Joseph Ndwaniye

Pourquoi les infirmiers manifestent-ils?

Joseph Ndwaniye Infirmier et écrivain.

Les infirmières et infirmiers contestent le projet de modification de la loi sur les hôpitaux qui permettraient de les remplacer dans certaines tâches par des assistants en soins infirmiers.

20 mars 2024. Les infirmiers et infirmières manifestent au pied du cabinet du ministre fédéral de la Santé, Frank Vandenbroucke. Ils contestent le projet de modification de la loi sur les hôpitaux proposé par le ministre. Depuis 2001, c’est la première fois qu’on assiste à une telle manifestation regroupant uniquement des infirmiers, de futurs infirmiers et leurs enseignants, qui ont répondu à l’appel des associations professionnelles.

En 1974, eut lieu la première manifestation des infirmiers. Plus de 10.000, soit 30% des forces vives. Ils réclamaient la sortie du statut de paramédicaux et demandaient l’obtention d’un statut propre, qu’ils ont obtenu: l’art infirmier. En 2001, nouvelle manifestation. Soucieux d’une meilleure qualité des soins aux patients, ils réclamaient la révision du statut des aides-soignants. La loi proposait six mois de formation et une cinquantaine d´actes pouvant être accomplis.
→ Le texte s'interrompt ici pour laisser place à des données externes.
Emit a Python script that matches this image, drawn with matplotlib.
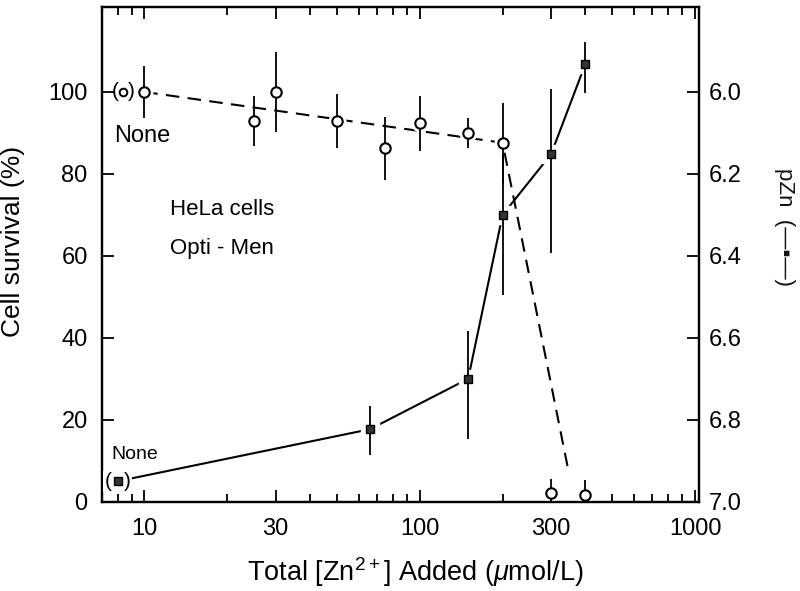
import matplotlib
matplotlib.use('Agg')
import matplotlib.pyplot as plt
from matplotlib.ticker import FixedLocator, FixedFormatter, NullFormatter

plt.rcParams['font.family'] = ['Liberation Sans', 'DejaVu Sans']
plt.rcParams['mathtext.fontset'] = 'custom'
plt.rcParams['mathtext.rm'] = 'Liberation Sans'
plt.rcParams['mathtext.it'] = 'Liberation Sans:italic'

# ---------------- data ----------------
# cell survival (open circles)
surv_conc = [10, 25, 30, 50, 75, 100, 150, 200, 300, 400]
surv_pct = [100, 92.9, 100, 92.9, 86.2, 92.3, 89.9, 87.6, 2.2, 1.6]
surv_err = [6.3, 6.2, 9.8, 6.6, 7.7, 6.7, 3.7, 9.8, 3.3, 3.8]
surv_none_conc = [8.4]
surv_none_pct = [100]

# dashed trend line for survival
trend_conc = [10, 200, 347]
trend_pct = [100, 87.6, 7.5]

# pZn (filled squares)
pzn_conc = [66, 150, 200, 300, 400]
pzn_val = [6.823, 6.70, 6.30, 6.152, 5.931]
pzn_err_low = [0.057, 0.116, 0.146, 0.158, 0.053]   # toward smaller pZn
pzn_err_high = [0.063, 0.148, 0.195, 0.242, 0.072]  # toward larger pZn
pzn_none_conc = [8.0]
pzn_none_val = [6.95]

# axes ticks
x_major = [10, 30, 100, 300, 1000]
x_major_labels = ['10', '30', '100', '300', '1000']
x_minor = [8, 9, 20, 40, 50, 60, 70, 80, 90, 200, 400, 500, 600, 700, 800, 900]
y_left_ticks = [0, 20, 40, 60, 80, 100]
y_right_ticks = [6.0, 6.2, 6.4, 6.6, 6.8, 7.0]
y_right_labels = ['6.0', '6.2', '6.4', '6.6', '6.8', '7.0']

# ---------------- figure ----------------
fig = plt.figure(figsize=(8, 5.91), dpi=100)
ax = fig.add_axes([0.127, 0.151, 0.747, 0.837])
ax.set_xscale('log')
ax.set_xlim(7.0, 1035)
ax.set_ylim(0, 120.7)

# survival series
ax.plot(trend_conc, trend_pct, color='k', lw=1.5, dashes=(6.5, 4), zorder=2)
ax.plot(surv_conc, surv_pct, ls='none', marker='o', ms=12, mfc='white',
        mec='white', zorder=3)
ax.errorbar(surv_conc, surv_pct, yerr=surv_err, fmt='none', ecolor='k',
            elinewidth=1.3, capsize=0, zorder=4)
ax.plot(surv_conc, surv_pct, ls='none', marker='o', ms=7.5, mfc='white',
        mec='k', mew=1.5, zorder=5)
ax.plot(surv_none_conc, surv_none_pct, ls='none', marker='o', ms=5.5,
        mfc='white', mec='k', mew=1.4, zorder=5)
for t, dx in (('(', -6), (')', 6)):
    ax.annotate(t, (surv_none_conc[0], surv_none_pct[0]), xytext=(dx, 0),
                textcoords='offset points', ha='center', va='center',
                fontsize=15, zorder=6)

ax.text(9.8, 89.3, 'None', fontsize=17, ha='center', va='center')
ax.text(9.2, 11.6, 'None', fontsize=14, ha='center', va='center')
ax.text(12.4, 71.3, 'HeLa cells', fontsize=16, ha='left', va='center')
ax.text(12.4, 61.8, 'Opti - Men', fontsize=16, ha='left', va='center')

# x axis
ax.xaxis.set_major_locator(FixedLocator(x_major))
ax.xaxis.set_major_formatter(FixedFormatter(x_major_labels))
ax.xaxis.set_minor_locator(FixedLocator(x_minor))
ax.xaxis.set_minor_formatter(NullFormatter())
ax.tick_params(axis='x', which='major', direction='in', length=8.5, width=1.3,
               top=True, labelsize=17, pad=12)
ax.tick_params(axis='x', which='minor', direction='in', length=5.5, width=1.3,
               top=True)
ax.set_yticks(y_left_ticks)
ax.tick_params(axis='y', which='major', direction='in', length=8.5, width=1.3,
               right=False, labelsize=17, pad=10)
ax.tick_params(axis='y', which='minor', left=False, right=False)
for s in ax.spines.values():
    s.set_linewidth(1.6)

ax.set_xlabel('Total [Zn$^{2+}$] Added ($\\mu$mol/L)', fontsize=19.5)
ax.xaxis.set_label_coords(0.5245, -0.142)
ax.xaxis.label.set_va('center')
ax.set_ylabel('Cell survival (%)', fontsize=19)
ax.yaxis.set_label_coords(-0.148, 0.527)
ax.yaxis.label.set_va('center')

# pZn series on right axis
ax2 = ax.twinx()
ax2.set_ylim(7.0, 5.793)
line_conc = pzn_none_conc + pzn_conc
line_val = pzn_none_val + pzn_val
ax2.plot(line_conc, line_val, color='k', lw=1.5, zorder=2)
ax2.plot(line_conc, line_val, ls='none', marker='s', ms=12.5, mfc='white',
         mec='white', zorder=3)
ax2.errorbar(pzn_conc, pzn_val, yerr=[pzn_err_low, pzn_err_high], fmt='none',
             ecolor='k', elinewidth=1.3, capsize=0, zorder=4)
ax2.plot(pzn_conc, pzn_val, ls='none', marker='s', ms=6.2, mfc='#333333',
         mec='k', mew=1.0, zorder=5)
ax2.plot(pzn_none_conc, pzn_none_val, ls='none', marker='s', ms=5.8,
         mfc='#333333', mec='k', mew=1.0, zorder=6)
for t, dx in (('(', -7), (')', 7)):
    ax2.annotate(t, (pzn_none_conc[0], pzn_none_val[0]), xytext=(dx, 0),
                 textcoords='offset points', ha='center', va='center',
                 fontsize=15, zorder=5,
                 bbox=dict(boxstyle='square,pad=0.05', fc='white', ec='none'))

ax2.yaxis.set_major_locator(FixedLocator(y_right_ticks))
ax2.yaxis.set_major_formatter(FixedFormatter(y_right_labels))
ax2.tick_params(axis='y', which='major', direction='in', length=8.5, width=1.3,
                labelsize=17, pad=7)
ax2.tick_params(axis='y', which='minor', left=False, right=False)
ax2.set_ylabel('pZn  (\u2014\u25aa\u2014)', fontsize=16, rotation=270,
               color='#111111')
ax2.yaxis.set_label_coords(1.142, 0.556)
ax2.yaxis.label.set_va('center')
ax2.yaxis.label.set_ha('center')
for s in ax2.spines.values():
    s.set_linewidth(1.6)

fig.savefig('out.png', dpi=100)
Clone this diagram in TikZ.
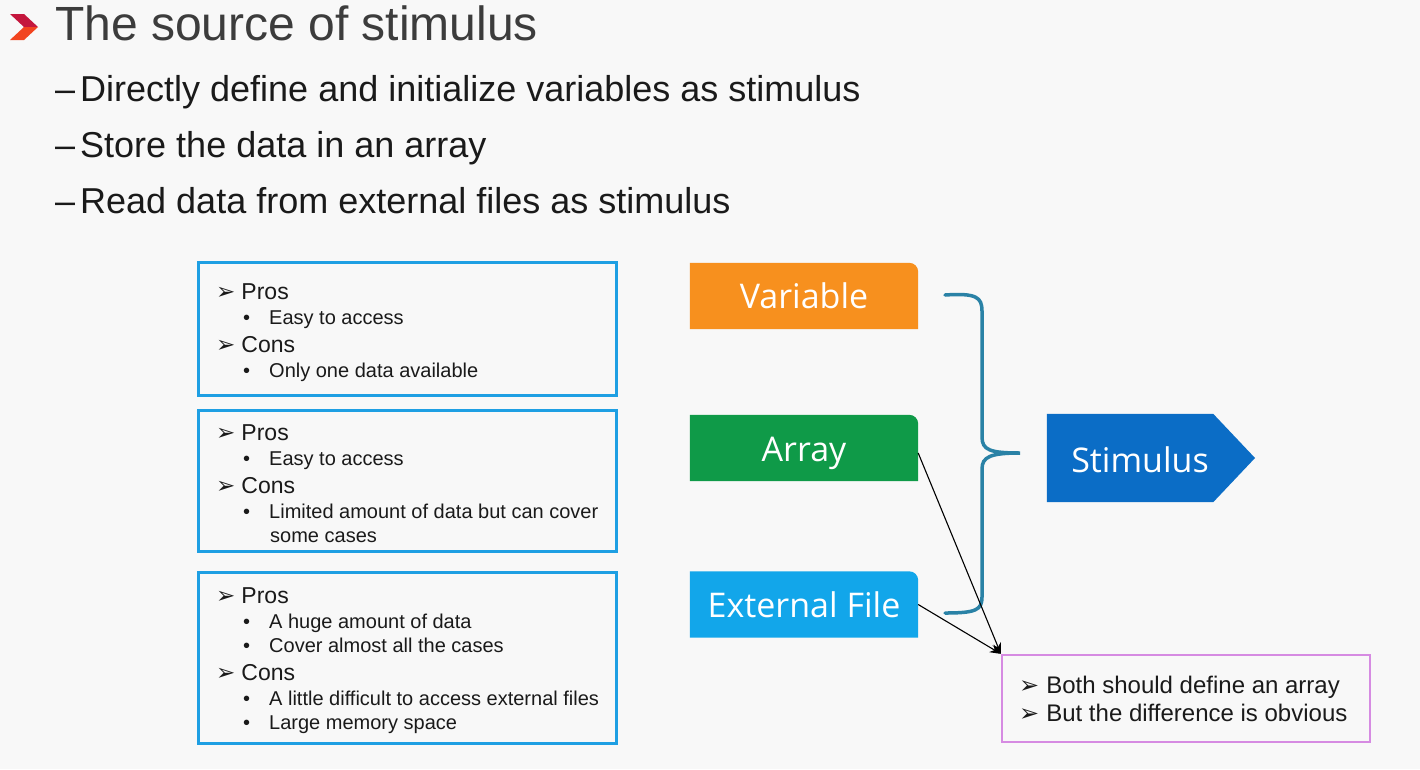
\documentclass[tikz,border=0pt]{standalone}
\usepackage{fontspec}
\setmainfont{Liberation Sans}
\newfontfamily\segf{Open Sans}
\newfontfamily\djv{DejaVu Sans}
\usetikzlibrary{arrows.meta}
\definecolor{bg}{HTML}{F8F8F8}
\definecolor{txt}{HTML}{1A1A1A}
\definecolor{ttl}{HTML}{3C3C3C}
\definecolor{boxblue}{HTML}{1E9FE3}
\definecolor{orng}{HTML}{F7901E}
\definecolor{grn}{HTML}{0F9A48}
\definecolor{lblue}{HTML}{12A6EA}
\definecolor{stimblue}{HTML}{0B6DC6}
\definecolor{brc}{HTML}{2A82A6}
\definecolor{purp}{HTML}{D68BE2}
\definecolor{chevA}{HTML}{C4173D}
\definecolor{chevB}{HTML}{F2441F}
\newcommand\myarr{{\djv\bfseries\char"27A2}}
\tikzset{
  ttlst/.style={anchor=base west, inner sep=0, text=ttl, font=\fontsize{48}{56}\selectfont},
  lvl/.style={anchor=base west, inner sep=0, text=txt, font=\fontsize{36}{42}\selectfont},
  hdr/.style={anchor=base west, inner sep=0, text=txt, font=\fontsize{23}{27}\selectfont},
  pinfo/.style={anchor=base west, inner sep=0, text=txt, font=\fontsize{24}{28}\selectfont},
  sub/.style={anchor=base west, inner sep=0, text=txt, font=\fontsize{20}{23}\selectfont},
  pbox/.style={draw=boxblue, line width=3pt, minimum width=418pt, inner sep=0, rectangle},
  cbox/.style={minimum width=228pt, minimum height=66pt, inner sep=0},
  clab/.style={anchor=base, inner sep=0, text=white, font=\segf\fontsize{34}{40}\selectfont},
}
\begin{document}
\begin{tikzpicture}[x=1pt,y=-1pt]
\useasboundingbox (0,0) rectangle (1420,769);
\fill[bg] (0,0) rectangle (1420,769);
% chevron
\fill[chevA] (10,14) -- (24,14) -- (38,27) -- (24,27) -- cycle;
\fill[chevB] (24,27) -- (38,27) -- (24,40) -- (10,40) -- cycle;
\node[ttlst] (title) at (55,40) {The source of stimulus};
\node[lvl] (l1) at (55,101.6) {–\hspace{5pt}Directly define and initialize variables as stimulus};
\node[lvl] (l2) at (55,157.6) {–\hspace{5pt}Store the data in an array};
\node[lvl] (l3) at (55,213.6) {–\hspace{5pt}Read data from external files as stimulus};
% left boxes
\node[pbox, minimum height=133pt] (b1) at (407,328.5) {};
\node[pbox, minimum height=141pt] (b2) at (407,480.5) {};
\node[pbox, minimum height=171pt] (b3) at (407,657.5) {};
% box1
\node[hdr] (b1a) at (216,299.3) {\myarr\hspace{6pt}Pros};
\node[sub] (b1b) at (243,324.2) {•\hspace{19pt}Easy to access};
\node[hdr] (b1c) at (216,352.3) {\myarr\hspace{6pt}Cons};
\node[sub] (b1d) at (243,377.2) {•\hspace{19pt}Only one data available};
% box2
\node[hdr] (b2a) at (216,440.3) {\myarr\hspace{6pt}Pros};
\node[sub] (b2b) at (243,465.2) {•\hspace{19pt}Easy to access};
\node[hdr] (b2c) at (216,493.3) {\myarr\hspace{6pt}Cons};
\node[sub] (b2d) at (243,518.2) {•\hspace{19pt}Limited amount of data but can cover};
\node[sub] (b2e) at (270,542.2) {some cases};
% box3
\node[hdr] (b3a) at (216,603.3) {\myarr\hspace{6pt}Pros};
\node[sub] (b3b) at (243,628.2) {•\hspace{19pt}A huge amount of data};
\node[sub] (b3c) at (243,652.2) {•\hspace{19pt}Cover almost all the cases};
\node[hdr] (b3d) at (216,680.3) {\myarr\hspace{6pt}Cons};
\node[sub] (b3e) at (243,705.2) {•\hspace{19pt}A little difficult to access external files};
\node[sub] (b3f) at (243,729.2) {•\hspace{19pt}Large memory space};
% colored boxes
\node[cbox] (var) at (804,296) {};
\node[cbox] (arr) at (804,448) {};
\node[cbox] (ext) at (804,604.5) {};
\fill[orng] (var.south west) -- (var.north west) -- ([xshift=-9pt]var.north east) arc[start angle=90,end angle=0,radius=9pt] -- (var.south east) -- cycle;
\fill[grn] (arr.south west) -- (arr.north west) -- ([xshift=-9pt]arr.north east) arc[start angle=90,end angle=0,radius=9pt] -- (arr.south east) -- cycle;
\fill[lblue] (ext.south west) -- (ext.north west) -- ([xshift=-9pt]ext.north east) arc[start angle=90,end angle=0,radius=9pt] -- (ext.south east) -- cycle;
\node[clab] (vart) at ([yshift=-12pt]var.center) {Variable};
\node[clab] (arrt) at ([yshift=-13pt]arr.center) {Array};
\node[clab] (extt) at ([yshift=-12.5pt]ext.center) {External File};
% brace
\draw[brc, line width=3.5pt, line cap=round] (945,295) .. controls (976,293) and (982,297) .. (982,311) -- (982,437) .. controls (982,450) and (990,453) .. (1020,453) .. controls (990,453) and (982,457) .. (982,469) -- (982,597) .. controls (982,610) and (976,613) .. (945,613);
% stimulus
\node[minimum width=166pt, minimum height=88pt, inner sep=0] (stim) at (1130,458) {};
\fill[stimblue] (stim.south west) -- (stim.north west) -- (stim.north east) -- (1255,458) -- (stim.south east) -- cycle;
\node[clab] (stimt) at (1140,472) {Stimulus};
% purple box
\node[draw=purp, line width=2.2pt, minimum width=368pt, minimum height=87pt, inner sep=0] (pb) at (1186,698.5) {};
\node[pinfo] (pb1) at (1019,693.5) {\myarr\hspace{7pt}Both should define an array};
\node[pinfo] (pb2) at (1019,721.5) {\myarr\hspace{7pt}But the difference is obvious};
% connectors
\draw[line width=1.1pt, -{Stealth[length=11pt,width=9pt]}] ([yshift=-5pt]arr.east) -- (pb.north west);
\draw[line width=1.1pt, -{Stealth[length=11pt,width=9pt]}] (ext.east) -- (pb.north west);
\end{tikzpicture}
\end{document}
Ils ont obtenu un allongement du temps de formation à un an avec 17 actes autorisés.

En reconnaissance du travail presté et des applaudissements reçus tous les soirs à 20 heures lors de la pandémie de Covid, les autorités avaient promis de travailler à une revalorisation du métier des infirmiers pour le rendre plus attractif. Il y a suffisamment de diplômés bien formés sur le marché mais les conditions difficiles dans lesquelles ils exercent les poussent à quitter la profession pour protéger leur propre santé (sur 150.000 en âge de travailler, seulement 126.000 sont encore dans les soins). Que propose le ministre de la Santé à la fin de cette législature: la modification de la loi sur les hôpitaux… à l’origine de la manifestation du 20 mars dernier. Ce projet permettrait d’imposer au chevet du patient les assistants en soins infirmiers (AESI), formés en trois ans, pour s’en occuper presque au même titre qu’un infirmier responsable des soins généraux (IRSG), formé en quatre ans. Cela constituerait un risque pour la prise en charge des patients. Des études scientifiques ont démontré que l’augmentation de personnel moins qualifié au chevet du malade est corrélée à un taux de mortalité plus élevé.

Les directions des hôpitaux ont compris que l’enjeu (la bonne qualité des soins aux patients) est plus important que la réduction des coûts que leur permettrait l’engagement de personnel insuffisamment qualifié. Ils ont donc encouragé le personnel infirmier à prendre part à cette manifestation organisée hors d’un préavis de grève et non encadrée par les syndicats. Doit-on s’inquiéter de la faible mobilisation (1.000 personnes) quand on connaît l’importance des enjeux? Une partie des infirmiers et des infirmières se mobilisaient pour la première fois. Les néerlandophones n’ont pas tardé à mettre en application la loi sur les professions de santé défendue, depuis 2023, par le ministre en démarrant la formation des assistants en soins infirmiers dès la rentrée 2023-2024. Peut-on parler d’une politique à deux vitesses entre le nord et le sud du pays? La Belgique ne se met-elle pas hors la loi en dispensant une formation non conforme à l’échelon européen alors que les infirmiers sont amenés à exercer dans tous les pays de l’UE et que les patients devraient bénéficier des soins de même qualité partout? Plus de réponses dans quelques semaines.

Joseph Ndwaniye est infirmier et écrivain.

«Peut-on parler d’une politique à deux vitesses entre le nord et le sud du pays?»